Stability of Multiferroic Transition in FeVO$_{4}$ against Transition Metal Doping

FeVO$_{4}$ is a recently discovered multiferroic material which undergoes successive antiferromagnetic phase transitions at T$_{N1} \quad \sim $ 22 K and T$_{N2} \quad \sim $ 15 K, with ferroelectricity developing at the T$_{N2}$ transition. FeVO$_{4}$ is a type II multiferroic where the ferroelectricity is magnetically driven. We have studied the effect of transition metal doping on these two phase transitions in order to explore how the multiferroic order is affected by introducing perturbations into the lattice. We synthesized polycrystalline M$_{x}$Fe$_{1-x}$VO$_{4}$ samples (M = Zn, Mn, Cr) using a standard solid state reaction method, and we used magnetic, dielectric, and heat capacity measurements to track the transition temperatures.

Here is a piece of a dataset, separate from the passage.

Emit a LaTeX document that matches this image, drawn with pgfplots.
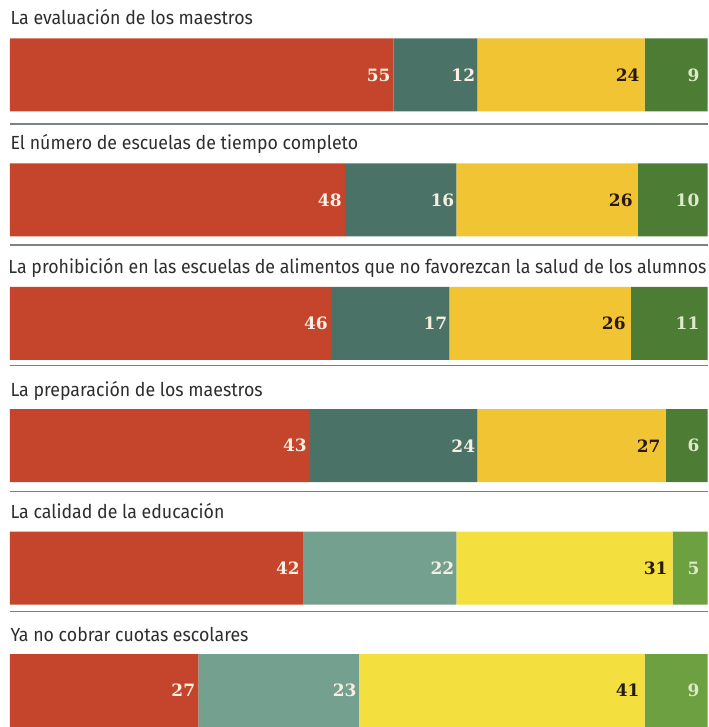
\documentclass[border=0pt]{standalone}
\usepackage{fontspec}
\usepackage{pgfplots}
\usepackage{pgfplotstable}
\pgfplotsset{compat=1.18}
\setmainfont{Fira Sans}[FakeStretch=0.935]
\newfontfamily\numfont{DejaVu Serif}

\definecolor{cred}{HTML}{C5452C}
\definecolor{ctealD}{HTML}{4B7266}
\definecolor{ctealL}{HTML}{74A090}
\definecolor{cyelD}{HTML}{F1C433}
\definecolor{cyelL}{HTML}{F3DF3E}
\definecolor{cgrnD}{HTML}{4D7D35}
\definecolor{cgrnL}{HTML}{6CA040}
\definecolor{ctitle}{HTML}{2E2E2E}
\definecolor{csep}{HTML}{7C8283}
\definecolor{labW}{HTML}{F7EFE2}
\definecolor{labG}{HTML}{DDEAC9}
\definecolor{labK}{HTML}{2A1A0E}

\pgfplotstableread{
pos   r  t  y  g
75    55 12 24 9
200   48 16 26 10
323.5 46 17 26 11
446   43 24 27 6
568.5 42 22 31 5
691   27 23 41 9
}\data

\pgfplotsset{base/.style={scale only axis, width=708pt, height=727pt,
  xmin=-1.4327, xmax=100, ymin=0, ymax=727, y dir=reverse,
  axis line style={draw=none}, xtick=\empty, ytick=\empty, clip=false}}

\begin{document}
\begin{tikzpicture}
\begin{axis}[base, xbar stacked, bar width=73pt]
\addplot[fill=cred, draw=none] table[x=r, y=pos] {\data};
\addplot[fill=ctealD, draw=none] table[x expr={\coordindex<4 ? \thisrow{t} : 0}, y=pos] {\data};
\addplot[fill=ctealL, draw=none] table[x expr={\coordindex<4 ? 0 : \thisrow{t}}, y=pos] {\data};
\addplot[fill=cyelD, draw=none] table[x expr={\coordindex<4 ? \thisrow{y} : 0}, y=pos] {\data};
\addplot[fill=cyelL, draw=none] table[x expr={\coordindex<4 ? 0 : \thisrow{y}}, y=pos] {\data};
\addplot[fill=cgrnD, draw=none] table[x expr={\coordindex<4 ? \thisrow{g} : 0}, y=pos] {\data};
\addplot[fill=cgrnL, draw=none] table[x expr={\coordindex<4 ? 0 : \thisrow{g}}, y=pos] {\data};
\draw[csep, line width=1.4pt] (axis cs:0,124) -- (axis cs:100,124);
\draw[csep, line width=1.4pt] (axis cs:0,245) -- (axis cs:100,245);
\draw[csep, line width=1.4pt] (axis cs:0,366) -- (axis cs:100,366);
\draw[csep, line width=1.4pt] (axis cs:0,492) -- (axis cs:100,492);
\draw[csep, line width=1.4pt] (axis cs:0,612) -- (axis cs:100,612);
\node[anchor=base west, inner sep=0pt, text=ctitle, font=\fontsize{19}{21}\selectfont] at (axis cs:0.05,25) {La evaluación de los maestros};
\node[anchor=base west, inner sep=0pt, text=ctitle, font=\fontsize{19}{21}\selectfont] at (axis cs:0.05,150) {El número de escuelas de tiempo completo};
\node[anchor=base west, inner sep=0pt, text=ctitle, font=\fontsize{19}{21}\selectfont] at (axis cs:-0.25,274) {La prohibición en las escuelas de alimentos que no favorezcan la salud de los alumnos};
\node[anchor=base west, inner sep=0pt, text=ctitle, font=\fontsize{19}{21}\selectfont] at (axis cs:0.05,397) {La preparación de los maestros};
\node[anchor=base west, inner sep=0pt, text=ctitle, font=\fontsize{19}{21}\selectfont] at (axis cs:0.05,519) {La calidad de la educación};
\node[anchor=base west, inner sep=0pt, text=ctitle, font=\fontsize{19}{21}\selectfont] at (axis cs:0.05,642) {Ya no cobrar cuotas escolares};
\end{axis}
\begin{axis}[base, nodes near coords, point meta=explicit symbolic,
  nodes near coords style={anchor=east, inner sep=0pt, font=\numfont\bfseries\fontsize{17}{17}\selectfont}]
\addplot[draw=none, mark=none, nodes near coords style={text=labW, xshift=-3pt}] table[x=r, y=pos, meta=r] {\data};
\addplot[draw=none, mark=none, nodes near coords style={text=labW, xshift=-2pt}] table[x expr=\thisrow{r}+\thisrow{t}, y=pos, meta=t] {\data};
\addplot[draw=none, mark=none, nodes near coords style={text=labK, xshift=-5pt}] table[x expr=\thisrow{r}+\thisrow{t}+\thisrow{y}, y=pos, meta=y] {\data};
\addplot[draw=none, mark=none, nodes near coords style={text=labG, xshift=-8pt}] table[x expr=\thisrow{r}+\thisrow{t}+\thisrow{y}+\thisrow{g}, y=pos, meta=g] {\data};
\end{axis}
\end{tikzpicture}
\end{document}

Both magnetic and heat capacity measurements show clear peaks at the two transitions, enabling us to map how the transitions are suppressed as the doping fraction is changed. On doping with non magnetic Zn, we find only a minimal suppression of both transition temperatures, indicating the magnetic interactions producing the multiferroic order are surprisingly robust against non-magnetic perturbations. We will also present preliminary results of the effects of magnetic dopants, specifically Mn and Cr.